— Begin —

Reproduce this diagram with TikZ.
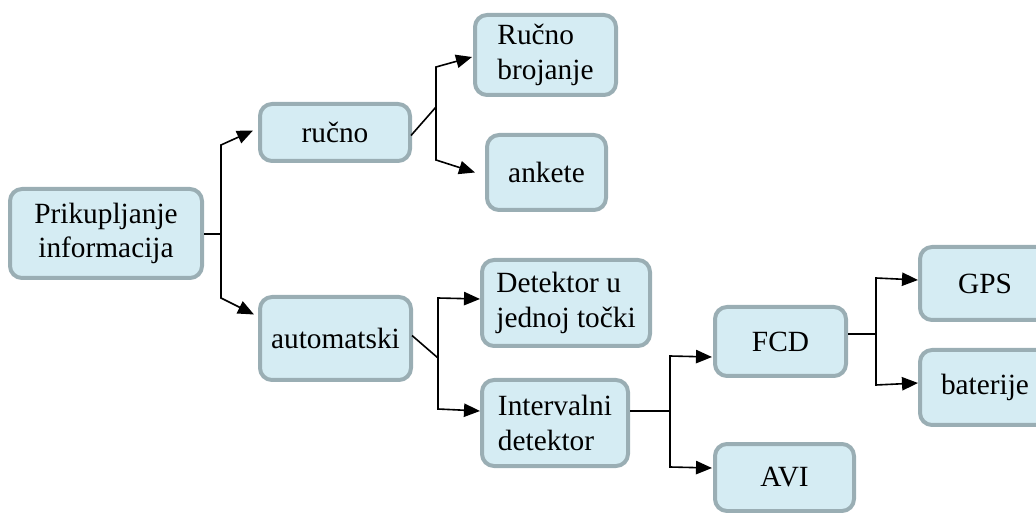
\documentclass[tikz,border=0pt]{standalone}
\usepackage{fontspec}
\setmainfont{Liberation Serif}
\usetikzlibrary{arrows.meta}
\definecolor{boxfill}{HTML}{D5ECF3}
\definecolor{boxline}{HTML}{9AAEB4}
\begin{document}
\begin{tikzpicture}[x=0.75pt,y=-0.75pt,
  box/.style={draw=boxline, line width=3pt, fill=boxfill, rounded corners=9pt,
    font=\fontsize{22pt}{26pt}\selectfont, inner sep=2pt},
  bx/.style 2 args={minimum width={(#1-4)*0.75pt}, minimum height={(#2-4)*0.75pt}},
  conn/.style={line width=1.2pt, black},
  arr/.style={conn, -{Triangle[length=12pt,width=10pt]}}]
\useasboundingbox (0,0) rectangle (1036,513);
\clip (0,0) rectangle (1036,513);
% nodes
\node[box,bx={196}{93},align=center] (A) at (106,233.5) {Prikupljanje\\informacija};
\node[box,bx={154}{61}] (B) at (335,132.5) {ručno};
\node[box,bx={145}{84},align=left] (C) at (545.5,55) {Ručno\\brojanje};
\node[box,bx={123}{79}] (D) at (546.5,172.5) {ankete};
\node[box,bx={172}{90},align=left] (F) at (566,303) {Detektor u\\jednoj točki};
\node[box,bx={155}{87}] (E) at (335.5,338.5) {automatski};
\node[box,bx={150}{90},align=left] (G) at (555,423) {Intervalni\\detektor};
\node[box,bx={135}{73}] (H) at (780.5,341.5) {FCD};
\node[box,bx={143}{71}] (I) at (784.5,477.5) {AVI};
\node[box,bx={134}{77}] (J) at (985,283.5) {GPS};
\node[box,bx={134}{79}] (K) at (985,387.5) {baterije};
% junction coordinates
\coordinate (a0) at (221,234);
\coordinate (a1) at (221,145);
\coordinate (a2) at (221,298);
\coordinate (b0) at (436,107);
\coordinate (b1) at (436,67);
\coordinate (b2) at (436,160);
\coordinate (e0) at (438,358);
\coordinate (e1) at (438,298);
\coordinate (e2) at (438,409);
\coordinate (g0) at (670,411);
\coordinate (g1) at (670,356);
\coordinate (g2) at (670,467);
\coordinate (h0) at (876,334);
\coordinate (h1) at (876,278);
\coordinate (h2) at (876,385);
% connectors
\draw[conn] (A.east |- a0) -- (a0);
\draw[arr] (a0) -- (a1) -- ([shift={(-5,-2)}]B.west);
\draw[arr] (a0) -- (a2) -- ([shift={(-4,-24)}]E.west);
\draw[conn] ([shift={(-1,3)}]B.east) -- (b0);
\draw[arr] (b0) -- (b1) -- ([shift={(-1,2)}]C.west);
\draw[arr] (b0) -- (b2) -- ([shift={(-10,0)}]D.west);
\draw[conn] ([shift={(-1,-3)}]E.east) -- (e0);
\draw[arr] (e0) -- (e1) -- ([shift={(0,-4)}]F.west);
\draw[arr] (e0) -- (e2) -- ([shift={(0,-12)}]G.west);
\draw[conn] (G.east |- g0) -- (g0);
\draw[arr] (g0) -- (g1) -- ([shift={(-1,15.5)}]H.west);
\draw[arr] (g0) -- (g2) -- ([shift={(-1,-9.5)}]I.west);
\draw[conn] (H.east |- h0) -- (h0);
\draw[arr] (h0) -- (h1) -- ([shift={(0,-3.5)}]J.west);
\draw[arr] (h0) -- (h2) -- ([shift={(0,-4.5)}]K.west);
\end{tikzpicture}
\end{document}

— End —

**EXERCISE PROMPT:** Omit every picture, then reproduce the rest of the listing exactly.

**TASK RESPONSE:**
Reproduce this diagram with TikZ.
\documentclass[tikz,border=0pt]{standalone}
\usepackage{fontspec}
\setmainfont{Liberation Serif}
\usetikzlibrary{arrows.meta}
\definecolor{boxfill}{HTML}{D5ECF3}
\definecolor{boxline}{HTML}{9AAEB4}
\begin{document}
\begin{tikzpicture}[x=0.75pt,y=-0.75pt,
  box/.style={draw=boxline, line width=3pt, fill=boxfill, rounded corners=9pt,
    font=\fontsize{22pt}{26pt}\selectfont, inner sep=2pt},
  bx/.style 2 args={minimum width={(#1-4)*0.75pt}, minimum height={(#2-4)*0.75pt}},
  conn/.style={line width=1.2pt, black},
  arr/.style={conn, -{Triangle[length=12pt,width=10pt]}}]
\useasboundingbox (0,0) rectangle (1036,513);
\clip (0,0) rectangle (1036,513);
% nodes
\node[box,bx={196}{93},align=center] (A) at (106,233.5) {Prikupljanje\\informacija};
\node[box,bx={154}{61}] (B) at (335,132.5) {ručno};
\node[box,bx={145}{84},align=left] (C) at (545.5,55) {Ručno\\brojanje};
\node[box,bx={123}{79}] (D) at (546.5,172.5) {ankete};
\node[box,bx={172}{90},align=left] (F) at (566,303) {Detektor u\\jednoj točki};
\node[box,bx={155}{87}] (E) at (335.5,338.5) {automatski};
\node[box,bx={150}{90},align=left] (G) at (555,423) {Intervalni\\detektor};
\node[box,bx={135}{73}] (H) at (780.5,341.5) {FCD};
\node[box,bx={143}{71}] (I) at (784.5,477.5) {AVI};
\node[box,bx={134}{77}] (J) at (985,283.5) {GPS};
\node[box,bx={134}{79}] (K) at (985,387.5) {baterije};
% junction coordinates
\coordinate (a0) at (221,234);
\coordinate (a1) at (221,145);
\coordinate (a2) at (221,298);
\coordinate (b0) at (436,107);
\coordinate (b1) at (436,67);
\coordinate (b2) at (436,160);
\coordinate (e0) at (438,358);
\coordinate (e1) at (438,298);
\coordinate (e2) at (438,409);
\coordinate (g0) at (670,411);
\coordinate (g1) at (670,356);
\coordinate (g2) at (670,467);
\coordinate (h0) at (876,334);
\coordinate (h1) at (876,278);
\coordinate (h2) at (876,385);
% connectors
\draw[conn] (A.east |- a0) -- (a0);
\draw[arr] (a0) -- (a1) -- ([shift={(-5,-2)}]B.west);
\draw[arr] (a0) -- (a2) -- ([shift={(-4,-24)}]E.west);
\draw[conn] ([shift={(-1,3)}]B.east) -- (b0);
\draw[arr] (b0) -- (b1) -- ([shift={(-1,2)}]C.west);
\draw[arr] (b0) -- (b2) -- ([shift={(-10,0)}]D.west);
\draw[conn] ([shift={(-1,-3)}]E.east) -- (e0);
\draw[arr] (e0) -- (e1) -- ([shift={(0,-4)}]F.west);
\draw[arr] (e0) -- (e2) -- ([shift={(0,-12)}]G.west);
\draw[conn] (G.east |- g0) -- (g0);
\draw[arr] (g0) -- (g1) -- ([shift={(-1,15.5)}]H.west);
\draw[arr] (g0) -- (g2) -- ([shift={(-1,-9.5)}]I.west);
\draw[conn] (H.east |- h0) -- (h0);
\draw[arr] (h0) -- (h1) -- ([shift={(0,-3.5)}]J.west);
\draw[arr] (h0) -- (h2) -- ([shift={(0,-4.5)}]K.west);
\end{tikzpicture}
\end{document}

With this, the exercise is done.